Impaciência e acima do peso no Furacão
Depois de rodar por tantos times, Cesinha teve uma ideia. Naquela época ele, que já conhecia a estrutura do Athletico, pediu para que Carlos Roberto, empresário que conhecia desde a passagem pelo Mirassol, oferecesse Nikão ao time paranaense. A esperança era de que Mario Celso Petraglia aceitasse Nikão, jogador que tinha visto com 14 anos, em uma visita à base do time paulista. O dirigente aceitou, e em janeiro de 2015, o meia-atacante era anunciado pelo Furacão.
Acima do peso, Nikão ficou fora da delegação que foi até Marbella, na Espanha, fazer a pré-temporada. Para entrar em forma, treinava no CT do Caju em três períodos. Mas perdeu a paciência.
“Ele me ligou reclamando que só treinava e não jogava, e que queria ir embora. Ele disse ‘não estou treinando para a Olimpíada’. Eu fiquei furioso, porque era a chance que eu tinha pedido a Deus”.
Cesinha desligou o telefone e novamente foi atrás de Carlos Roberto para pedir que o empresário conversasse com Petraglia e Nikão passasse a jogar no time de aspirantes, que disputava o Campeonato Paranaense, para pegar ritmo. O presidente foi convencido, mas avisou que era a última chance de Nikão.
Foi assim que o meia vestiu a camisa do Athletico pela primeira vez no dia 26 de fevereiro de 2015, na derrota para o Foz do Iguaçu, por 1 a 0, pela primeira fase do estadual. O primeiro gol veio três meses depois, na goleada sobre o Nacional por 5 a 0, na Arena da Baixada, na última rodada do Torneio da Morte daquele ano.
De lá para cá, a história com a camisa rubro-negra foi se construindo. Decisivo, o neto da dona Rita virou ídolo da torcida e cravou seu nome na história do clube, conquistando seis títulos ao longo de mais de 300 jogos. A última taça foi levantada em Montevidéu, no Uruguai, quando fez o gol do bicampeonato da Sul-Americana, no golaço de voleio contra o Red Bull Bragantino.

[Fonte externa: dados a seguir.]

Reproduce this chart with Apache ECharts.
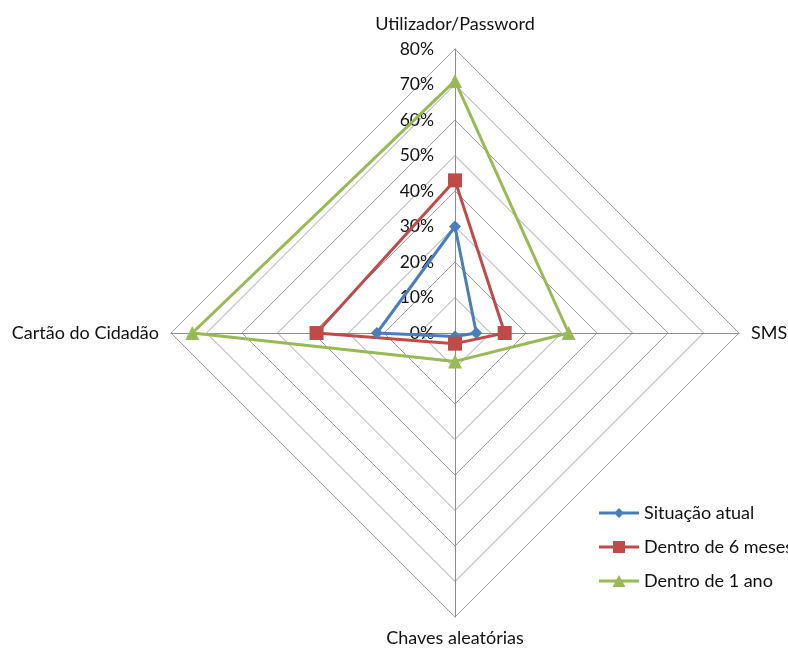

Agora, em outro momento da vida e da carreira, Nikão volta a ser o centro das atenções. Nos próximos dias, ele estará em campo atrás de mais um título, justamente contra o clube onde tudo começou. Contra o Atlético-MG, o Furacão vai atrás do bi da Copa do Brasil. No que pode ser suas últimas exibições pelo Athletico, ele tenta ser protagonista mais uma vez.